Pertama, sekolah mengambil peran ibu yang ringan tangan menolong (help) peserta didik. Sentuhan tangan seorang ibu di tengah kondisi ke-helplessness-an perserta didik merupakan upaya mendongkrak potensi kehidupan (zest of living) yang kian sulit dipertahankan akibat realitas kemiskinan yang menukik.
Sekolah semestinya menjadi ruang kehidupan di mana peserta didik merasa at home, dilindungi dan ditolong (Nelson, 2000) dengan dibentuknya “wadah solidaritas” sekolah untuk membantu anak-anak miskin di sekolah.
Kedua, sekolah menjadi ibu yang selalu memberi hope kepada anak didik. Peserta didik yang sedang mengalami situasi helplessness akan sangat rentan merasa diri hoplessness. Keputusasaan yang sudah terpatologis akan mudah melahirkan rasa diri worthlessness.
Pada level ini, mereka merasa diri sebagai sampah, yang dibuang, dpinggirkan dan harus dimusnahkan. Di sini, sekolah mengambil inisiatip untuk memberi harapan hidup yang lebih realistik dan idealistik dengan mengaktifkan “team konseling” profesional di sekolah.
Sekolah perlu mensoalisasikan tujuan dan manfaat konseling kepada peserta didik agar stereotipe buruk ruang konseling adalah ruang anak "bermasalah" dapat dihindari.
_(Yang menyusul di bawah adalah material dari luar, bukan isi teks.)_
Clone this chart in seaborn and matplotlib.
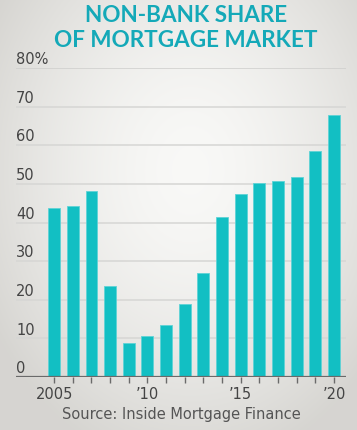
import numpy as np
import pandas as pd
import seaborn as sns
import matplotlib.pyplot as plt
from matplotlib import font_manager

# datos
years = [2005, 2006, 2007, 2008, 2009, 2010, 2011, 2012,
         2013, 2014, 2015, 2016, 2017, 2018, 2019, 2020]
share = [43.7, 44.2, 48.1, 23.5, 8.9, 10.6, 13.5, 18.9,
         26.8, 41.3, 47.5, 50.1, 50.7, 51.8, 58.6, 67.8]
y_ticks = [0, 10, 20, 30, 40, 50, 60, 70, 80]
y_labels = ["0", "10", "20", "30", "40", "50", "60", "70", "80%"]
x_labels = {2005: "2005", 2010: "’10", 2015: "’15", 2020: "’20"}

df = pd.DataFrame({"year": [str(y) for y in years], "share": share})

sns.set_theme(style="white")
names = {f.name for f in font_manager.fontManager.ttflist}
narrow = "Liberation Sans Narrow" if "Liberation Sans Narrow" in names else "DejaVu Sans"
plt.rcParams["font.family"] = [narrow, "DejaVu Sans"]

fig = plt.figure(figsize=(3.57, 4.30), dpi=100)

# fondo con degradado radial
bg = fig.add_axes([0, 0, 1, 1], zorder=-10)
yy, xx = np.mgrid[0:430, 0:357]
r = np.sqrt(((xx - 190) / 230.0) ** 2 + ((yy - 170) / 300.0) ** 2)
r = np.clip(r, 0, 1)
light = np.array([0.975, 0.975, 0.968])
dark = np.array([0.84, 0.835, 0.82])
img = light[None, None, :] * (1 - r[..., None] ** 1.6) + dark[None, None, :] * (r[..., None] ** 1.6)
bg.imshow(img, aspect="auto", extent=[0, 1, 0, 1])
bg.axis("off")

ax = fig.add_axes([16 / 357, 1 - 377 / 430, (345.7 - 16) / 357, (377 - 68) / 430])
ax.patch.set_alpha(0)

sns.barplot(data=df, x="year", y="share", color="#12bfc3", width=0.63,
            edgecolor="#5fd3d6", linewidth=0.6, saturation=1, ax=ax, zorder=3)

ax.set_ylim(0, 80)
ax.set_xlim(-2.04, 15.63)

for t in y_ticks[1:]:
    ax.axhline(t, color="#d6d6d4" if t < 80 else "#cfcfcd", lw=1.1, zorder=1)
ax.axhline(0, color="#6a6a6a", lw=1.6, zorder=4)

for t, lab in zip(y_ticks, y_labels):
    ax.text(0, t + 1.0, lab, transform=ax.get_yaxis_transform(), ha="left",
            va="baseline", fontsize=10.5, color="#444444")

ax.set_yticks([])
ax.set_xticks(range(len(years)))
ax.set_xticklabels([x_labels.get(y, "") for y in years], fontsize=10.5, color="#444444")
ax.tick_params(axis="x", bottom=True, length=4, width=1, color="#6a6a6a", pad=3)
ax.set_xlabel("")
ax.set_ylabel("")
sns.despine(ax=ax, left=True, bottom=True)

title_font = ["Lato", "Open Sans", "DejaVu Sans"]
fig.text(0.52, 1 - 22 / 430, "NON-BANK SHARE", ha="center", va="baseline",
         fontsize=16.2, fontweight="bold", color="#14a9b8", family=title_font)
fig.text(0.52, 1 - 47 / 430, "OF MORTGAGE MARKET", ha="center", va="baseline",
         fontsize=16.2, fontweight="bold", color="#14a9b8", family=title_font)
fig.text(181 / 357, 1 - 415 / 430, "Source: Inside Mortgage Finance", ha="center",
         va="center", fontsize=10.5, color="#555555")

fig.savefig("out.png", dpi=100)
Sebaiknya konselor sekolah tidak perlu mengangkang dua jabatan mengajar sekaligus konselor. Konselor terfokus dengan pekerjaan pembinaan psikologis anak-anak.
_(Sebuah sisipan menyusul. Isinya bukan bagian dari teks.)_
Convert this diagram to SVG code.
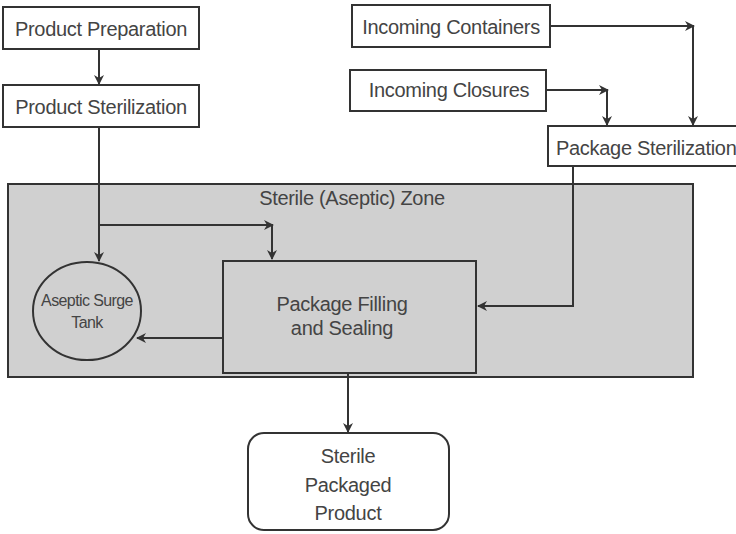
<svg xmlns="http://www.w3.org/2000/svg" width="736" height="534" viewBox="0 0 736 534">
<defs>
<marker id="ah" viewBox="0 0 10 10" refX="9" refY="5" markerWidth="10" markerHeight="10" markerUnits="userSpaceOnUse" orient="auto">
<path d="M0,0 L10,5 L0,10 L3,5 Z" fill="#333"/>
</marker>
<style>
.box{fill:#fff;stroke:#333;stroke-width:2}
.zone{fill:#d0d0d0;stroke:#333;stroke-width:2}
.t{font-family:"Liberation Sans",Arial,sans-serif;font-size:20px;fill:#444;text-anchor:middle;letter-spacing:-0.3px}
.s{font-family:"Liberation Sans",Arial,sans-serif;font-size:16px;fill:#444;text-anchor:middle;letter-spacing:-0.6px}
.c{fill:none;stroke:#333;stroke-width:2}
</style>
</defs>
<rect width="736" height="534" fill="#fff"/>
<g id="zone"><rect class="zone" x="8" y="184" width="685" height="193"/><text class="t" x="352" y="205">Sterile (Aseptic) Zone</text></g>
<g id="prep"><rect class="box" x="3" y="7" width="196" height="42"/><text class="t" x="101" y="36">Product Preparation</text></g>
<g id="psteril"><rect class="box" x="3" y="85" width="196" height="42"/><text class="t" x="101" y="114">Product Sterilization</text></g>
<g id="containers"><rect class="box" x="352" y="5" width="198" height="42"/><text class="t" x="451" y="34">Incoming Containers</text></g>
<g id="closures"><rect class="box" x="350" y="70" width="196" height="41"/><text class="t" x="449" y="97">Incoming Closures</text></g>
<g id="pkgsteril"><rect class="box" x="548" y="126" width="200" height="40"/><text class="t" x="556" y="155" style="text-anchor:start">Package Sterilization</text></g>
<g id="tank"><ellipse fill="none" stroke="#333" stroke-width="2" cx="87" cy="311" rx="54" ry="49"/><text class="s" x="87" y="306">Aseptic Surge</text><text class="s" x="87" y="328">Tank</text></g>
<g id="filling"><rect class="zone" x="223" y="261" width="253" height="112"/><text class="t" x="342" y="311">Package Filling</text><text class="t" x="342" y="335">and Sealing</text></g>
<g id="product"><rect class="box" x="248" y="433" width="201" height="97" rx="16"/><text class="t" x="348" y="463">Sterile</text><text class="t" x="348" y="492">Packaged</text><text class="t" x="348" y="520">Product</text></g>
<g id="connectors">
<line class="c" x1="99" y1="49" x2="99" y2="84" marker-end="url(#ah)"/>
<line class="c" x1="99" y1="127" x2="99" y2="261" marker-end="url(#ah)"/>
<line class="c" x1="99" y1="225" x2="273" y2="225" marker-end="url(#ah)"/>
<line class="c" x1="272" y1="225" x2="272" y2="259" marker-end="url(#ah)"/>
<line class="c" x1="223" y1="338" x2="137" y2="338" marker-end="url(#ah)"/>
<polyline class="c" points="573,166 573,306 478,306" marker-end="url(#ah)"/>
<line class="c" x1="550" y1="26" x2="694" y2="26" marker-end="url(#ah)"/>
<line class="c" x1="693" y1="26" x2="693" y2="125" marker-end="url(#ah)"/>
<line class="c" x1="546" y1="90" x2="608" y2="90" marker-end="url(#ah)"/>
<line class="c" x1="607" y1="90" x2="607" y2="125" marker-end="url(#ah)"/>
<line class="c" x1="348" y1="373" x2="348" y2="432" marker-end="url(#ah)"/>
</g>
</svg>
Ketiga, motivational theory (Pintrich & Schunk, 1996), peran sekolah adalah menjadi ibu yang memotivasi dan membangkitkan self-confidence anak didik. Kondisi worthlessness peserta didik yang terlampau berat akan sangat gampang jatuh pada pilihan membunuh diri (Durkheim, Suicide,1897).
Sebagai langkah preventif, para pendidik perlu melakukan “pendampingan kreatif-psikologis” secara personal kepada anak didik. Banyak peserta didik akan mengenang guru mereka, pada dasarnya bukan karena “cakepnya” metodologis pengajaran, tapi soal kedekatan.
Kedekatan itulah yang membuat semua orang memutuskan untuk bersahabat, berkawan, dikenang, bahkan pada level yang paling tinggi adalah mencinta.
Dengan pendekatan kreatif-psikologis ini, mereka merasa diri didengar dan dibela dalam kondisi keretakkan kepribadian akibat lingkaran setan helplessness, hopelessness, dan worthlessness yang sudah kronis.